Tourism – Rwanda-Uganda Compared

The Rwanda Tourism Board is seen as the best example in sub-Saharan Africa of how to organize and improve tourism development and get a workable system off the ground. Talking the fact that Rwanda has been through a traumatizing history of the 1994 genocide that saw most the Rwandese people die others being displaced, it goes without saying that Rwanda has picked the pieces from that history and now its doing well compared to Uganda that has at least been stable for some time now!

Representatives of the newly established Ugandan Tourism Board were in Kigali of recent to meet with the RTB. Chairman of UTB, Roni Madhvani, said that in although Uganda tourism is doing well and actually the fastest growing activity in country, Rwanda tourism is slightly better than Uganda, and that is evidently explained in the recently held travel market in Berlin Germany where Rwanda displayed the most attractive stole and emerged the best in Africa.
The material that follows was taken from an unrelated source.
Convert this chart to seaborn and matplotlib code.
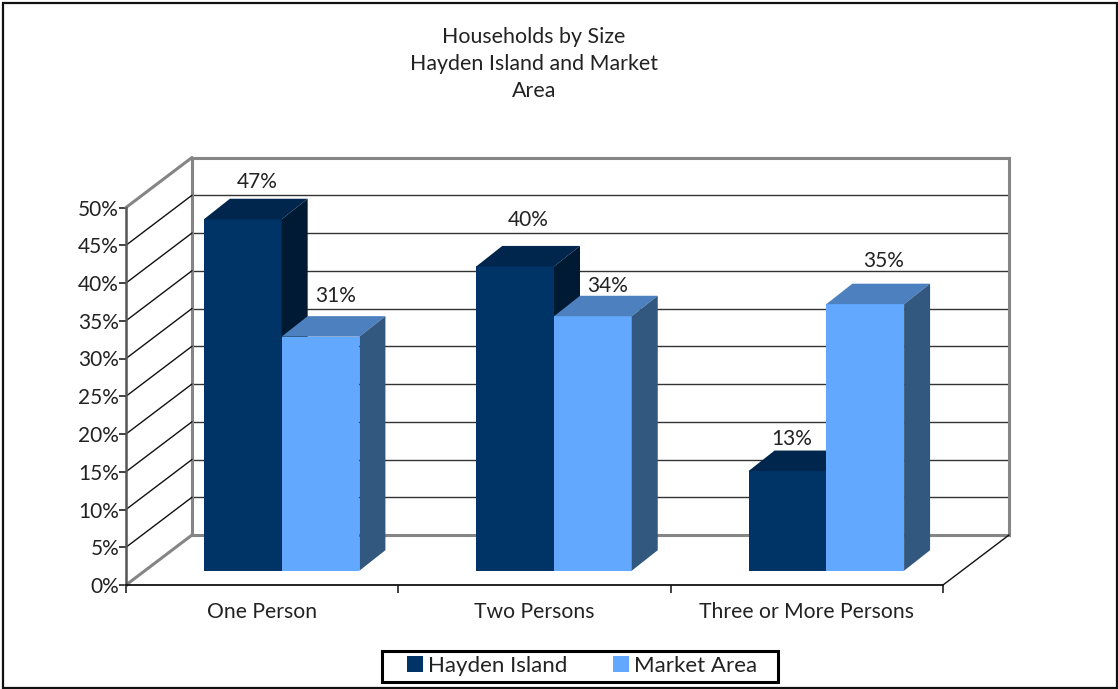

The impressive achievements in Rwanda inspired them to meet, see and share what had been achieved so far. He said that since Rwanda and Uganda had such diverse products and different markets, they could never be competition for each other. Roni told the press in a media briefing that Rwanda is a showcase in Africa with regards to infrastructure, encouraging policies and products.

Ms Grace Mbabazi of the Ugandan Ministry of Tourism, Trade & Industry told the media that four years ago they had received just over 100 000 visitors. Last year arrivals had increased to approximately 516 000 providing 35% of total foreign earnings for the country.

In his welcoming address, Ms Rosette Rugamba said that although tourism was an ever-changing industry, the goal was the same throughout Africa: to reduce poverty and create jobs. “It is an honour that you chose to come to Rwanda on this mission. African co-operation and partnerships for the advancement of the continent’s economy and the reduction of poverty is the goal of all African countries.”

African governments are now realizing the importance of tourism for job creation and are committed to developing policies to increase human-capacity building. Rwanda is willing to share information on licensing, grading, levy systems, how to collect the levies, how to enforce the policies and how to find those who are not paying their dues. In order to see to it that tourism in east Africa grows as desired.